▸ Exercise directions
Write out all the lines again, precisely as they stand, but without the images.

▸ Material for this task
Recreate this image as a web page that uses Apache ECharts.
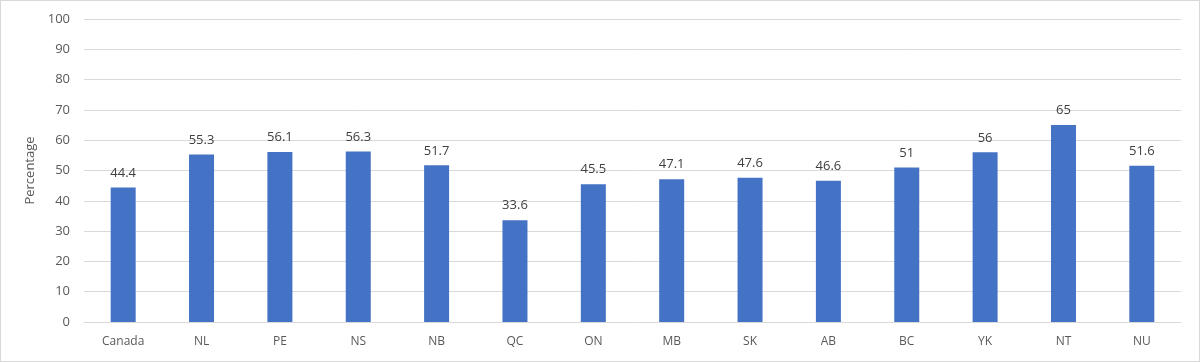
<!DOCTYPE html>
<html><head><meta charset="utf-8">
<script src="https://cdn.jsdelivr.net/npm/echarts@6/dist/echarts.min.js"></script>
<style>html,body{margin:0;padding:0;background:#fff}#c{width:1200px;height:362px;box-sizing:border-box;border:1px solid #d9d9d9}</style>
</head><body><div id="c"></div>
<script>
const categories = ["Canada","NL","PE","NS","NB","QC","ON","MB","SK","AB","BC","YK","NT","NU"];
const values = [44.4,55.3,56.1,56.3,51.7,33.6,45.5,47.1,47.6,46.6,51,56,65,51.6];
const yTicks = {min:0,max:100,interval:10};
const chart = echarts.init(document.getElementById('c'));
const font = "'Open Sans', 'Liberation Sans', sans-serif";
chart.setOption({
  animation:false,
  grid:{left:83,right:18,top:18,bottom:39,containLabel:false},
  xAxis:{type:'category',data:categories,
    axisLine:{lineStyle:{color:'#d9d9d9'}},axisTick:{show:false},
    axisLabel:{color:'#595959',fontSize:12,fontFamily:font,margin:14}},
  yAxis:{type:'value',min:yTicks.min,max:yTicks.max,interval:yTicks.interval,
    name:'Percentage',nameLocation:'middle',nameGap:44,nameRotate:90,
    nameTextStyle:{color:'#595959',fontSize:13,fontFamily:font},
    axisLine:{show:false},axisTick:{show:false},
    axisLabel:{color:'#595959',fontSize:13,fontFamily:font,margin:14},
    splitLine:{lineStyle:{color:'#d9d9d9'}}},
  series:[{type:'bar',data:values,barWidth:25,
    itemStyle:{color:'#4472c4'},
    label:{show:true,position:'top',color:'#404040',fontSize:13,fontFamily:font,distance:8}}]
});
</script></body></html>
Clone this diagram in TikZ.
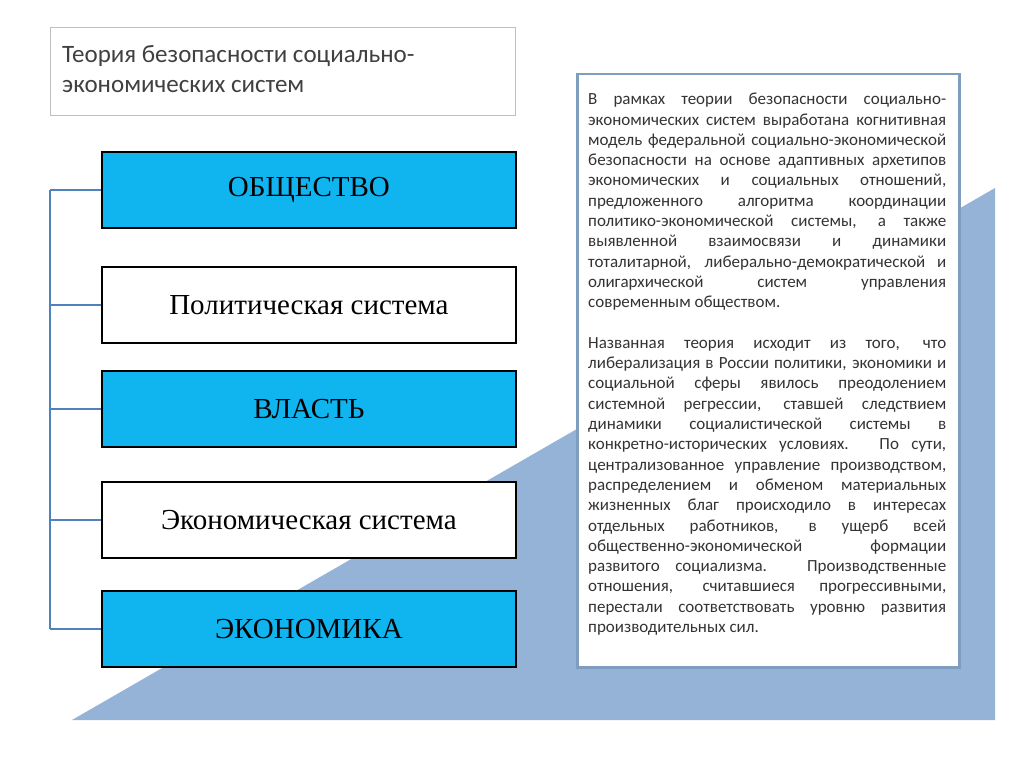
\documentclass[tikz,border=0pt]{standalone}
\usepackage{fontspec}
\setmainfont{Liberation Serif}
\newfontfamily\calfont{Carlito}
\definecolor{cyanbox}{HTML}{10B4EE}
\definecolor{bgtri}{HTML}{95B3D7}
\definecolor{linkc}{HTML}{4F81BD}
\definecolor{tbord}{HTML}{7F9DBF}
\begin{document}
\begin{tikzpicture}[x=1pt,y=-1pt,
  box/.style={draw=black,line width=1.8pt,minimum width=414pt,minimum height=76pt,anchor=north west,inner sep=0pt,font=\fontsize{29}{32}\selectfont},
  cbox/.style={box,fill=cyanbox},
  wbox/.style={box,fill=white},
  link/.style={draw=linkc,line width=2.5pt}]
\useasboundingbox (0,0) rectangle (1024,767);
\fill[white] (0,0) rectangle (1024,767);
\fill[bgtri] (72,720) -- (995,188) -- (995,720) -- cycle;
\node[draw=black!25,line width=0.6pt,minimum width=465pt,minimum height=88pt,anchor=north west,inner sep=0pt] (title) at (50,27) {};
\node[anchor=north west,align=left,font=\calfont\fontsize{25}{30}\selectfont,text=black!75,inner sep=0pt] (tt) at (62,45) {Теория безопасности социально-\\экономических систем};
\node[draw=tbord,fill=white,line width=2.5pt,minimum width=382pt,minimum height=593pt,anchor=north west,inner sep=0pt] (tb) at (576,73) {};
\node[anchor=north west,inner sep=0pt,text=black!80] (txt) at (588,93) {\parbox[t]{358pt}{\calfont\fontsize{17}{20.3}\selectfont\parindent=0pt\parskip=20.3pt
В рамках теории безопасности социально-\linebreak экономических систем выработана когнитивная\linebreak модель федеральной социально-экономической\linebreak безопасности на основе адаптивных архетипов\linebreak экономических и социальных отношений,\linebreak предложенного алгоритма координации\linebreak политико-экономической системы, а также\linebreak выявленной взаимосвязи и динамики\linebreak тоталитарной, либерально-демократической и\linebreak олигархической систем управления\linebreak современным обществом.

Названная теория исходит из того, что\linebreak либерализация в России политики, экономики и\linebreak социальной сферы явилось преодолением\linebreak системной регрессии, ставшей следствием\linebreak динамики социалистической системы в\linebreak конкретно-исторических условиях. По сути,\linebreak централизованное управление производством,\linebreak распределением и обменом материальных\linebreak жизненных благ происходило в интересах\linebreak отдельных работников, в ущерб всей\linebreak общественно-экономической формации\linebreak развитого социализма. Производственные\linebreak отношения, считавшиеся прогрессивными,\linebreak перестали соответствовать уровню развития\linebreak производительных сил.}};
\node[cbox] (b1) at (101,151) {ОБЩЕСТВО};
\node[wbox] (b2) at (101,266) {Политическая система};
\node[cbox] (b3) at (101,370) {ВЛАСТЬ};
\node[wbox] (b4) at (101,481) {Экономическая система};
\node[cbox] (b5) at (101,590) {ЭКОНОМИКА};
\coordinate (top) at (50,0 |- b1.west);
\coordinate (bot) at (50,0 |- b5.west);
\draw[link] (top) -- (bot);
\foreach \b in {b1,b2,b3,b4,b5} \draw[link] (50,0 |- \b.west) -- (\b.west);
\end{tikzpicture}
\end{document}
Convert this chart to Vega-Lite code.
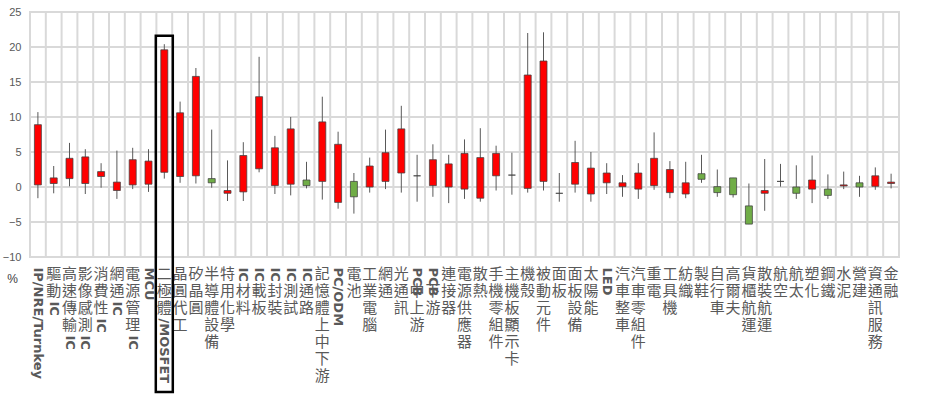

▸ Written response
Recreate this image as a web page that uses Apache ECharts.
<!DOCTYPE html>
<html><head><meta charset="utf-8">
<script src="https://cdn.jsdelivr.net/npm/echarts@6/dist/echarts.min.js"></script>
<style>html,body{margin:0;padding:0;background:#fff}#c{width:1200px;height:362px;box-sizing:border-box;border:1px solid #d9d9d9}</style>
</head><body><div id="c"></div>
<script>
const categories = ["Canada","NL","PE","NS","NB","QC","ON","MB","SK","AB","BC","YK","NT","NU"];
const values = [44.4,55.3,56.1,56.3,51.7,33.6,45.5,47.1,47.6,46.6,51,56,65,51.6];
const yTicks = {min:0,max:100,interval:10};
const chart = echarts.init(document.getElementById('c'));
const font = "'Open Sans', 'Liberation Sans', sans-serif";
chart.setOption({
  animation:false,
  grid:{left:83,right:18,top:18,bottom:39,containLabel:false},
  xAxis:{type:'category',data:categories,
    axisLine:{lineStyle:{color:'#d9d9d9'}},axisTick:{show:false},
    axisLabel:{color:'#595959',fontSize:12,fontFamily:font,margin:14}},
  yAxis:{type:'value',min:yTicks.min,max:yTicks.max,interval:yTicks.interval,
    name:'Percentage',nameLocation:'middle',nameGap:44,nameRotate:90,
    nameTextStyle:{color:'#595959',fontSize:13,fontFamily:font},
    axisLine:{show:false},axisTick:{show:false},
    axisLabel:{color:'#595959',fontSize:13,fontFamily:font,margin:14},
    splitLine:{lineStyle:{color:'#d9d9d9'}}},
  series:[{type:'bar',data:values,barWidth:25,
    itemStyle:{color:'#4472c4'},
    label:{show:true,position:'top',color:'#404040',fontSize:13,fontFamily:font,distance:8}}]
});
</script></body></html>
Clone this diagram in TikZ.
\documentclass[tikz,border=0pt]{standalone}
\usepackage{fontspec}
\setmainfont{Liberation Serif}
\newfontfamily\calfont{Carlito}
\definecolor{cyanbox}{HTML}{10B4EE}
\definecolor{bgtri}{HTML}{95B3D7}
\definecolor{linkc}{HTML}{4F81BD}
\definecolor{tbord}{HTML}{7F9DBF}
\begin{document}
\begin{tikzpicture}[x=1pt,y=-1pt,
  box/.style={draw=black,line width=1.8pt,minimum width=414pt,minimum height=76pt,anchor=north west,inner sep=0pt,font=\fontsize{29}{32}\selectfont},
  cbox/.style={box,fill=cyanbox},
  wbox/.style={box,fill=white},
  link/.style={draw=linkc,line width=2.5pt}]
\useasboundingbox (0,0) rectangle (1024,767);
\fill[white] (0,0) rectangle (1024,767);
\fill[bgtri] (72,720) -- (995,188) -- (995,720) -- cycle;
\node[draw=black!25,line width=0.6pt,minimum width=465pt,minimum height=88pt,anchor=north west,inner sep=0pt] (title) at (50,27) {};
\node[anchor=north west,align=left,font=\calfont\fontsize{25}{30}\selectfont,text=black!75,inner sep=0pt] (tt) at (62,45) {Теория безопасности социально-\\экономических систем};
\node[draw=tbord,fill=white,line width=2.5pt,minimum width=382pt,minimum height=593pt,anchor=north west,inner sep=0pt] (tb) at (576,73) {};
\node[anchor=north west,inner sep=0pt,text=black!80] (txt) at (588,93) {\parbox[t]{358pt}{\calfont\fontsize{17}{20.3}\selectfont\parindent=0pt\parskip=20.3pt
В рамках теории безопасности социально-\linebreak экономических систем выработана когнитивная\linebreak модель федеральной социально-экономической\linebreak безопасности на основе адаптивных архетипов\linebreak экономических и социальных отношений,\linebreak предложенного алгоритма координации\linebreak политико-экономической системы, а также\linebreak выявленной взаимосвязи и динамики\linebreak тоталитарной, либерально-демократической и\linebreak олигархической систем управления\linebreak современным обществом.

Названная теория исходит из того, что\linebreak либерализация в России политики, экономики и\linebreak социальной сферы явилось преодолением\linebreak системной регрессии, ставшей следствием\linebreak динамики социалистической системы в\linebreak конкретно-исторических условиях. По сути,\linebreak централизованное управление производством,\linebreak распределением и обменом материальных\linebreak жизненных благ происходило в интересах\linebreak отдельных работников, в ущерб всей\linebreak общественно-экономической формации\linebreak развитого социализма. Производственные\linebreak отношения, считавшиеся прогрессивными,\linebreak перестали соответствовать уровню развития\linebreak производительных сил.}};
\node[cbox] (b1) at (101,151) {ОБЩЕСТВО};
\node[wbox] (b2) at (101,266) {Политическая система};
\node[cbox] (b3) at (101,370) {ВЛАСТЬ};
\node[wbox] (b4) at (101,481) {Экономическая система};
\node[cbox] (b5) at (101,590) {ЭКОНОМИКА};
\coordinate (top) at (50,0 |- b1.west);
\coordinate (bot) at (50,0 |- b5.west);
\draw[link] (top) -- (bot);
\foreach \b in {b1,b2,b3,b4,b5} \draw[link] (50,0 |- \b.west) -- (\b.west);
\end{tikzpicture}
\end{document}
Convert this chart to Vega-Lite code.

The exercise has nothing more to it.